The latest in education reform is called Common Core. It challenges students to rely heavily on critical thinking and problem solving skills.

Supporters believe it will not only create smarter people, but better economics and a better life overall.

Springfield Superintendent of Schools Daniel Warwick is a supporter of the standards. “A big focus on high order thinking skills, writing skills and literacy throughout the curriculum. I’m a big believer in the Common Core Standards,” he says.

As an example, it used to be that when you were asked a math problem, the answer was black or white, right or wrong.

Now with Common Core, students are going to be asked to break down real life situations.

For instance, you have a recipe for cake that makes 6 servings, but 12 people are coming to dinner and all of them need to get cake.

One student may say you need to double the recipe, show her work, and she would be right.

Another student may say you could cut the servings in half, show his work, and he would also be right.

In the end, it’s all about the application of the math and being able to explain how you got to your answer.

Students, though, won’t be the only ones adapting to the new standards. Common Core is coming to Springfield and Superintendent Warwick recognizes the challenge.

“We are writing all new units, but we have to teach our teachers to teach differently, so our kids will reach these standards,” Warwick explains.

While it may sound good, not everyone is on board.

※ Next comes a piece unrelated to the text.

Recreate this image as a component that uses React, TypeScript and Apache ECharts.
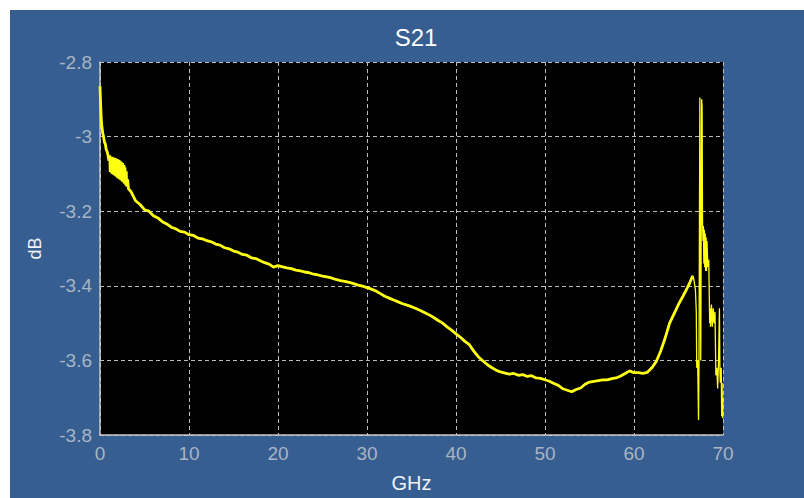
import React, { useEffect, useRef } from "react";
import * as echarts from "echarts";

// S21 magnitude (dB) versus frequency (GHz)
const lowBand: [number, number][] = [
  [0, -2.865], [0.05, -2.9], [0.1, -2.93], [0.15, -2.955], [0.2, -2.97], [0.3, -2.99],
  [0.4, -3.0], [0.5, -3.015], [0.6, -3.02], [0.7, -3.035], [0.8, -3.04], [0.9, -3.05],
  [1.0, -3.065], [1.1, -3.05], [1.15, -3.095], [1.2, -3.055], [1.3, -3.098], [1.35, -3.054],
  [1.4, -3.1], [1.5, -3.056], [1.55, -3.103], [1.6, -3.057], [1.7, -3.105], [1.75, -3.058],
  [1.8, -3.107], [1.9, -3.06], [1.95, -3.11], [2.0, -3.061], [2.1, -3.112], [2.15, -3.063],
  [2.2, -3.114], [2.3, -3.066], [2.35, -3.117], [2.4, -3.068], [2.5, -3.12], [2.55, -3.071],
  [2.6, -3.122], [2.7, -3.076], [2.75, -3.126], [2.8, -3.083], [2.9, -3.13], [2.95, -3.093],
  [3.0, -3.134], [3.1, -3.115], [3.2, -3.14],
];

const midBand: [number, number][] = [
  [3.5, -3.148], [4.0, -3.172], [4.5, -3.182], [5.0, -3.196], [5.5, -3.2], [6.0, -3.212],
  [6.5, -3.218], [7.0, -3.228], [7.5, -3.234], [8.0, -3.243], [8.5, -3.247], [9.0, -3.254],
  [9.5, -3.256], [10, -3.263], [10.5, -3.265], [11, -3.272], [11.5, -3.274], [12, -3.279],
  [12.5, -3.282], [13, -3.288], [13.5, -3.291], [14, -3.298], [14.5, -3.301], [15, -3.307],
  [15.5, -3.31], [16, -3.316], [16.5, -3.318], [17, -3.325], [17.5, -3.327], [18, -3.333],
  [18.5, -3.338], [19, -3.342], [19.5, -3.35], [20, -3.346], [20.5, -3.349], [21, -3.352],
  [21.5, -3.354], [22, -3.358], [22.5, -3.36], [23, -3.363], [23.5, -3.365], [24, -3.369],
  [24.5, -3.371], [25, -3.374], [25.5, -3.376], [26, -3.379], [26.5, -3.383], [27, -3.386],
  [27.5, -3.388], [28, -3.391], [28.5, -3.394], [29, -3.398], [29.5, -3.401], [30, -3.405],
  [30.5, -3.409], [31, -3.414], [31.5, -3.421], [32, -3.428], [32.5, -3.433], [33, -3.438],
  [33.5, -3.443], [34, -3.448], [34.5, -3.452], [35, -3.456], [35.5, -3.461], [36, -3.466],
  [36.5, -3.472], [37, -3.478], [37.5, -3.485], [38, -3.493], [38.5, -3.5], [39, -3.51],
  [39.5, -3.519], [40, -3.529], [40.5, -3.538], [41, -3.549], [41.5, -3.558], [42, -3.575],
  [42.5, -3.59], [43, -3.601], [43.5, -3.611], [44, -3.619], [44.5, -3.626], [45, -3.631],
  [45.5, -3.634], [46, -3.637], [46.5, -3.635], [47, -3.64], [47.5, -3.638], [48, -3.643],
  [48.5, -3.641], [49, -3.647], [49.5, -3.648], [50, -3.652], [50.5, -3.656], [51, -3.662],
  [51.5, -3.667], [52, -3.676], [52.5, -3.68], [53, -3.684], [53.5, -3.678], [54, -3.674],
  [54.5, -3.664], [55, -3.658], [55.5, -3.656], [56, -3.654], [56.5, -3.652], [57, -3.652],
  [57.5, -3.649], [58, -3.647], [58.5, -3.642], [59, -3.635], [59.5, -3.628], [60, -3.633],
  [60.5, -3.633], [61, -3.635], [61.5, -3.632], [62, -3.62], [62.5, -3.603], [63, -3.575],
  [63.5, -3.54], [64, -3.5], [64.5, -3.475], [65, -3.45], [65.5, -3.428], [66, -3.405],
  [66.3, -3.39], [66.6, -3.373],
];

const highBand: [number, number][] = [
  [66.6, -3.373], [66.7, -3.38], [66.8, -3.395], [66.9, -3.41], [67.0, -3.47], [67.05, -3.62],
  [67.15, -3.6], [67.25, -3.76], [67.3, -3.62], [67.4, -2.895], [67.5, -3.6], [67.6, -2.9],
  [67.65, -2.92], [67.7, -3.23], [67.75, -3.28], [67.8, -3.24], [67.85, -3.34], [67.9, -3.25],
  [67.95, -3.35], [68.0, -3.26], [68.05, -3.36], [68.1, -3.27], [68.15, -3.36], [68.2, -3.28],
  [68.3, -3.35], [68.4, -3.33], [68.5, -3.5], [68.55, -3.46], [68.6, -3.51], [68.7, -3.45],
  [68.8, -3.51], [68.9, -3.46], [69.0, -3.5], [69.1, -3.47], [69.2, -3.64], [69.3, -3.62],
  [69.4, -3.675], [69.5, -3.6], [69.6, -3.46], [69.65, -3.62], [69.7, -3.66], [69.8, -3.62],
  [69.85, -3.75], [69.9, -3.66], [69.95, -3.755], [70.0, -3.7],
];

const xTicks = { min: 0, max: 70, interval: 10 };
const yTicks = { min: -3.8, max: -2.8, interval: 0.2 };

const FONT = "'Liberation Sans', Arial, sans-serif";
const LINE = "#ffff14";
const GRID = "#bdbdbd";
const TICK_TEXT = "#a9b4c4";

export default function App() {
  const ref = useRef<HTMLDivElement>(null);
  useEffect(() => {
    if (!ref.current) return;
    const chart = echarts.init(ref.current, undefined, { renderer: "svg" });
    chart.setOption({
      animation: false,
      backgroundColor: "#365e91",
      title: {
        text: "S21",
        left: 401,
        top: 10,
        textAlign: "center",
        textStyle: { color: "#ffffff", fontSize: 24, fontWeight: "normal", fontFamily: FONT },
      },
      grid: {
        left: 90,
        top: 52,
        right: 81,
        bottom: 61,
        show: true,
        backgroundColor: "#000000",
        borderWidth: 0,
      },
      xAxis: {
        type: "value",
        ...xTicks,
        name: "GHz",
        nameLocation: "middle",
        nameGap: 38,
        nameTextStyle: { color: "#eef2f7", fontSize: 20, fontFamily: FONT },
        axisLine: { show: true, onZero: false, lineStyle: { color: "#c8c8c8", width: 1.5 } },
        axisTick: { show: false },
        axisLabel: { color: TICK_TEXT, fontSize: 19, fontFamily: FONT, margin: 9 },
        splitLine: { show: true, lineStyle: { color: GRID, type: [4, 3], width: 1 } },
      },
      yAxis: {
        type: "value",
        ...yTicks,
        name: "dB",
        nameLocation: "middle",
        nameGap: 56,
        nameTextStyle: { color: "#eef2f7", fontSize: 18, fontFamily: FONT },
        axisLine: { show: true, onZero: false, lineStyle: { color: "#c8c8c8", width: 1.5 } },
        axisTick: { show: false },
        axisLabel: { color: TICK_TEXT, fontSize: 19, fontFamily: FONT, margin: 8 },
        splitLine: { show: true, lineStyle: { color: GRID, type: [4, 3], width: 1 } },
      },
      series: [
        {
          type: "line",
          data: [...lowBand, ...midBand],
          showSymbol: false,
          symbol: "none",
          lineStyle: { color: LINE, width: 2.8 },
          silent: true,
        },
        {
          type: "line",
          data: highBand,
          showSymbol: false,
          symbol: "none",
          lineStyle: { color: LINE, width: 1.3 },
          silent: true,
        },
      ],
    });
    return () => chart.dispose();
  }, []);
  return (
    <div
      ref={ref}
      style={{ position: "absolute", left: 10, top: 10, width: 794, height: 488 }}
    />
  );
}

Tim Collins, President of the Springfield Education Association, fears the city is not ready.

“You don’t have enough time for school districts to adjust to the new curriculum to the new standards. You don’t have enough time to give the professional development to the teachers about a new method of teaching. In the city of Springfield, the new test for the Common Core is going to require every child to take the test on a computer. We don;t even have the resources so that can happen,” Collins says.

And teachers across the country are sounding off online as well.

One teacher from New York says, “It doesn’t allow kids to be kids. Their expectations are insane. Robbing kids of their innocence and preparing kindergartners for college is idiotic.”

Another from California exclaimed, “Many of my fellow teachers either do not know or are in denial about where we are headed! Unfortunately, I cannot continue to be the only ‘rebellious’ one they will simply get rid of me.”

Although Common Core was created to encourage critical thinking and problem solving, for some, the standards themselves appear to be the core of the problem.

In all, 45 states and the District of Columbia have all decided to align with the Common Core Standards. The idea is to unify education on a national level.

In Springfield, they are already beginning to implement the standards.

By fall of 2014, all schools will be teaching to the Common Core Standards.